PROMPT:
Exactly the lines from the one with "Write a Python" through the one with "20, 20, 30, 30, 30, 40, 30, 30]", inclusive, are to be repeated, and the pictures are not.

LISTING:
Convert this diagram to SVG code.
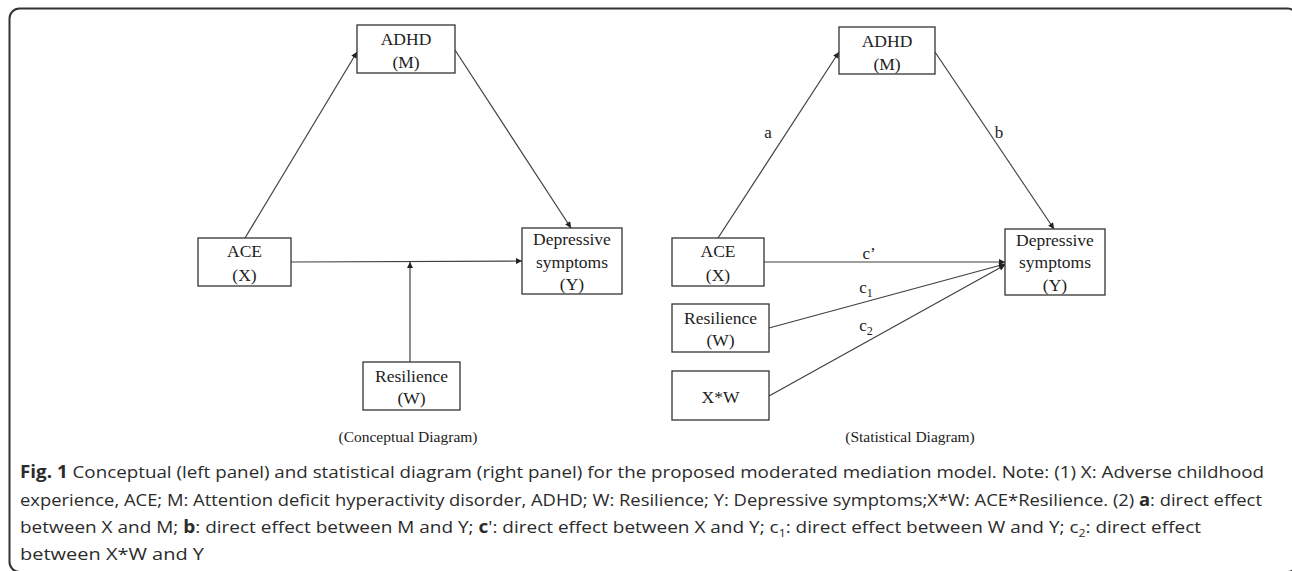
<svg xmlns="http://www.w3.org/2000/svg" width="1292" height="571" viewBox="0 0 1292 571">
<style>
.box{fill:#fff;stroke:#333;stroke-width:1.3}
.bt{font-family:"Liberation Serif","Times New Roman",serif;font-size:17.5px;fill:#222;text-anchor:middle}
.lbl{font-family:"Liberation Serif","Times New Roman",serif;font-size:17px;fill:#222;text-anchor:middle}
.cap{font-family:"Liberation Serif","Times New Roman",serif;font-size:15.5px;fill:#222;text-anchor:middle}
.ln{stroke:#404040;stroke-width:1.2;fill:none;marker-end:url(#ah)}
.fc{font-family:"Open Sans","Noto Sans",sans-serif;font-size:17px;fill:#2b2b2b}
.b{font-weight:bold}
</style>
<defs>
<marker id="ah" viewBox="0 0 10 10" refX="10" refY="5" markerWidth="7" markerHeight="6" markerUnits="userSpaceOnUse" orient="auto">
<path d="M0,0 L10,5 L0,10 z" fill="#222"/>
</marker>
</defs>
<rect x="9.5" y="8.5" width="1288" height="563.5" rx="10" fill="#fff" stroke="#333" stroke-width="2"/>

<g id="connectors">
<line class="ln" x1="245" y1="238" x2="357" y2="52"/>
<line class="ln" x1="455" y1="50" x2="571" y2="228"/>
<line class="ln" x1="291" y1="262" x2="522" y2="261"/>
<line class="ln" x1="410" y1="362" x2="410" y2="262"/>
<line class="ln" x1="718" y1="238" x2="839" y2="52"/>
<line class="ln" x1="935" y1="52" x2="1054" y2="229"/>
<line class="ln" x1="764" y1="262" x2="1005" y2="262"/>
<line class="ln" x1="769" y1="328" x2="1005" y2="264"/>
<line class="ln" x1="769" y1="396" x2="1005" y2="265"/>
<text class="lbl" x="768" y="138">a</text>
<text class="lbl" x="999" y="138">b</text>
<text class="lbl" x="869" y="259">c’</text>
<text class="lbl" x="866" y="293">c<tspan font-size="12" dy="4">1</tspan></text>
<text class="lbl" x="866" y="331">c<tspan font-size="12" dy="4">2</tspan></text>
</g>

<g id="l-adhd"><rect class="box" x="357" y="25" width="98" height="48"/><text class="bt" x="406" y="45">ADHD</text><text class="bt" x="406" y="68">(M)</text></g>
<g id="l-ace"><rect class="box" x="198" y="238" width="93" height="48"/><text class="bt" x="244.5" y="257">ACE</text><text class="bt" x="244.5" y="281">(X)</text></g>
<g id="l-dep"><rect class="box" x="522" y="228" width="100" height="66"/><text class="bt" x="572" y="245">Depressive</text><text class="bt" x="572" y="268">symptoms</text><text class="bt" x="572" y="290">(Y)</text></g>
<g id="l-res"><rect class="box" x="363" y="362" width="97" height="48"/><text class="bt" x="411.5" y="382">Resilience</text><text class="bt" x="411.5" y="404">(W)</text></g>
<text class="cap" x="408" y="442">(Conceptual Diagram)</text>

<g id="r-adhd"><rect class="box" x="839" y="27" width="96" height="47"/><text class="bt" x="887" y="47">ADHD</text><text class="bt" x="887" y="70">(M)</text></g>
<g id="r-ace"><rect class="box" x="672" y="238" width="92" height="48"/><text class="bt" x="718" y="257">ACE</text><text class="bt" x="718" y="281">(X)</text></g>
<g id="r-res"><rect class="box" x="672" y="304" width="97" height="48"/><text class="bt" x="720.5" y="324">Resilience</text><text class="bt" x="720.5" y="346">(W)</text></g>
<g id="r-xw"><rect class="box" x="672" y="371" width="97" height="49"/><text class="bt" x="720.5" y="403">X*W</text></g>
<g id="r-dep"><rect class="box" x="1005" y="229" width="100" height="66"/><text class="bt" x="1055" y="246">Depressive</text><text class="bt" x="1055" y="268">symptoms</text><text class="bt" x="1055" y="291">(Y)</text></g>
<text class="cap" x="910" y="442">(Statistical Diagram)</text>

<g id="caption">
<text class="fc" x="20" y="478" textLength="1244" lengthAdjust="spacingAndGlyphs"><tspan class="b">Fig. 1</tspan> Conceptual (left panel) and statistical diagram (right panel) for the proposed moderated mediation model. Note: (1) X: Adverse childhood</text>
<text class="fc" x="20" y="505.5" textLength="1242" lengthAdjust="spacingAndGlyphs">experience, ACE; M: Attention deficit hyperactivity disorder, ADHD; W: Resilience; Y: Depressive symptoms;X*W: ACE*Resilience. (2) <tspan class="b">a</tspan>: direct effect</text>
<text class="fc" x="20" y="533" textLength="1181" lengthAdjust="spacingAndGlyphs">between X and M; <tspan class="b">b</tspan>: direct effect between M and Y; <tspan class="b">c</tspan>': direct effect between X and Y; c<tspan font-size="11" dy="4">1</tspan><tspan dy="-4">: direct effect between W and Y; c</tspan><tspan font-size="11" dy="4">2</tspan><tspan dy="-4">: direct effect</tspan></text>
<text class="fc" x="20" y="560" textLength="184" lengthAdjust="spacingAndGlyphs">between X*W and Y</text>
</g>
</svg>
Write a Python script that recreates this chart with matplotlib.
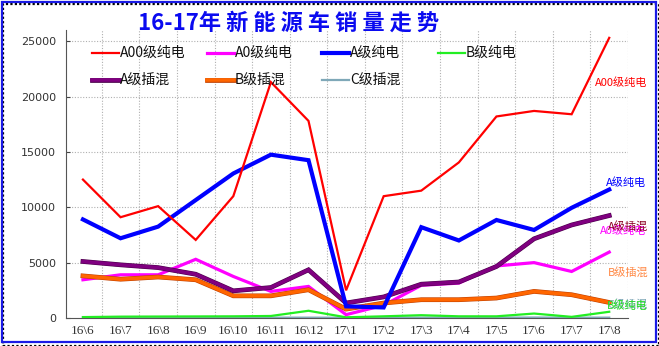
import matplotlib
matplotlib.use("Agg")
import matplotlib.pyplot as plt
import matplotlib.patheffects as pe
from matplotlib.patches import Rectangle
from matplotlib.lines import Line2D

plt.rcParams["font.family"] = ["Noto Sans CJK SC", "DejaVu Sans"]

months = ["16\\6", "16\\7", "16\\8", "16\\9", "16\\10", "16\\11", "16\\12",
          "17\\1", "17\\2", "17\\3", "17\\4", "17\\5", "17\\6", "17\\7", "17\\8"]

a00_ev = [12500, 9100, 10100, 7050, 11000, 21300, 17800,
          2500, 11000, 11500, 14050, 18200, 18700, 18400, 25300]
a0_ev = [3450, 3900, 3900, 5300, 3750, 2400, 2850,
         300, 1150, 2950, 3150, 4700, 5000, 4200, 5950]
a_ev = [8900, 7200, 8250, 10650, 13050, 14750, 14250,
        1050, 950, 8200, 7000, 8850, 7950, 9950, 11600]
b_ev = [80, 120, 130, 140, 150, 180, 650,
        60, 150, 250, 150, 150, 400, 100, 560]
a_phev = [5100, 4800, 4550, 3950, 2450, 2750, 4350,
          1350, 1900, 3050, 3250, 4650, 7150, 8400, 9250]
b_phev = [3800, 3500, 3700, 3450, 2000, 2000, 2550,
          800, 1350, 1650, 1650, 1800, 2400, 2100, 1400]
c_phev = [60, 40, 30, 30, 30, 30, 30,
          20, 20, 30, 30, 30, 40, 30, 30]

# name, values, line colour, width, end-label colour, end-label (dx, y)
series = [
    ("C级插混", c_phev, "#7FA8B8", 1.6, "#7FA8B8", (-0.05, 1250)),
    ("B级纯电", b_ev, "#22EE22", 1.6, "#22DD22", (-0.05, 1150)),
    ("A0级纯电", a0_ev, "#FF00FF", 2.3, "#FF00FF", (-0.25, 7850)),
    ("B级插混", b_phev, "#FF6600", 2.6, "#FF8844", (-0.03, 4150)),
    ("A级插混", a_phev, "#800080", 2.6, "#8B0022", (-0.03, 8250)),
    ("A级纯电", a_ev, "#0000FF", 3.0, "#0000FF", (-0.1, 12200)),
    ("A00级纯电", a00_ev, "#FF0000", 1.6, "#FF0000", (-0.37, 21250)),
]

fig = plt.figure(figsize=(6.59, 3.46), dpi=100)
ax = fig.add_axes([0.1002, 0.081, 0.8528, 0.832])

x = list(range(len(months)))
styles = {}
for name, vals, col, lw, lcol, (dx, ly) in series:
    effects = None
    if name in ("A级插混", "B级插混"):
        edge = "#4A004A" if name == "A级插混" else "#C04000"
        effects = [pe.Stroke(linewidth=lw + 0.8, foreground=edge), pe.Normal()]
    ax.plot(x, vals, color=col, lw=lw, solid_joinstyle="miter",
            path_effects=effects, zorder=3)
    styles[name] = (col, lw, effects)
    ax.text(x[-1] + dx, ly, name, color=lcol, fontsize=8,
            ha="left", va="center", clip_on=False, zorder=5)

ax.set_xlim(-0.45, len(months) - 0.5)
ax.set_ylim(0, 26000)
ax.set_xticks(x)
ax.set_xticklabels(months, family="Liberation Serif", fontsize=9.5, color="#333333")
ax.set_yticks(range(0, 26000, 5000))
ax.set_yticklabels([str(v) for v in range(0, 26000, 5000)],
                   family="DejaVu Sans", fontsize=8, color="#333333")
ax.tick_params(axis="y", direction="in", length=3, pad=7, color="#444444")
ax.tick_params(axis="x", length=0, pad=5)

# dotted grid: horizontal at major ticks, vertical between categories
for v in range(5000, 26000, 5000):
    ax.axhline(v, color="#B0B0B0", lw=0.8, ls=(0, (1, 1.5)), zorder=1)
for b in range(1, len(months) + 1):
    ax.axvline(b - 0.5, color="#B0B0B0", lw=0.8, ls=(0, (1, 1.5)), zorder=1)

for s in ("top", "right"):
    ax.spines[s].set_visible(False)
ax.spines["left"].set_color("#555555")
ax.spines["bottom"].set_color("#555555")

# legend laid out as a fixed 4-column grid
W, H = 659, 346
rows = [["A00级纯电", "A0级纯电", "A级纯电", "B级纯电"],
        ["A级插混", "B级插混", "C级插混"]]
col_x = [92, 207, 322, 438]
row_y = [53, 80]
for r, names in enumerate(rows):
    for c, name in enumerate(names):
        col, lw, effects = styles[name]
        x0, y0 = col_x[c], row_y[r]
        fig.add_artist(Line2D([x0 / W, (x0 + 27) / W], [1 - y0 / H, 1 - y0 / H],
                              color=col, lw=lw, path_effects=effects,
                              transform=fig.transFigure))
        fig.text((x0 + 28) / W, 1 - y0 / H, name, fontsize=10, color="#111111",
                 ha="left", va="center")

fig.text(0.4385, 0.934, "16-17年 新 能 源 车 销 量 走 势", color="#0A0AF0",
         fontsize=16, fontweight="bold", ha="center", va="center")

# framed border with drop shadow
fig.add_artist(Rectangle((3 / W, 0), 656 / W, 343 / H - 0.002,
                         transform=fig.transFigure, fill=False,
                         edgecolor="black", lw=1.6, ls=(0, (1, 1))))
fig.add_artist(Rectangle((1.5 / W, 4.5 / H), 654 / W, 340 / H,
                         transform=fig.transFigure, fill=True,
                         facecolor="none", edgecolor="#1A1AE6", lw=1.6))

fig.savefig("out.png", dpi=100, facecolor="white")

THE ANSWER:
Write a Python script that recreates this chart with matplotlib.
import matplotlib
matplotlib.use("Agg")
import matplotlib.pyplot as plt
import matplotlib.patheffects as pe
from matplotlib.patches import Rectangle
from matplotlib.lines import Line2D

plt.rcParams["font.family"] = ["Noto Sans CJK SC", "DejaVu Sans"]

months = ["16\\6", "16\\7", "16\\8", "16\\9", "16\\10", "16\\11", "16\\12",
          "17\\1", "17\\2", "17\\3", "17\\4", "17\\5", "17\\6", "17\\7", "17\\8"]

a00_ev = [12500, 9100, 10100, 7050, 11000, 21300, 17800,
          2500, 11000, 11500, 14050, 18200, 18700, 18400, 25300]
a0_ev = [3450, 3900, 3900, 5300, 3750, 2400, 2850,
         300, 1150, 2950, 3150, 4700, 5000, 4200, 5950]
a_ev = [8900, 7200, 8250, 10650, 13050, 14750, 14250,
        1050, 950, 8200, 7000, 8850, 7950, 9950, 11600]
b_ev = [80, 120, 130, 140, 150, 180, 650,
        60, 150, 250, 150, 150, 400, 100, 560]
a_phev = [5100, 4800, 4550, 3950, 2450, 2750, 4350,
          1350, 1900, 3050, 3250, 4650, 7150, 8400, 9250]
b_phev = [3800, 3500, 3700, 3450, 2000, 2000, 2550,
          800, 1350, 1650, 1650, 1800, 2400, 2100, 1400]
c_phev = [60, 40, 30, 30, 30, 30, 30,
          20, 20, 30, 30, 30, 40, 30, 30]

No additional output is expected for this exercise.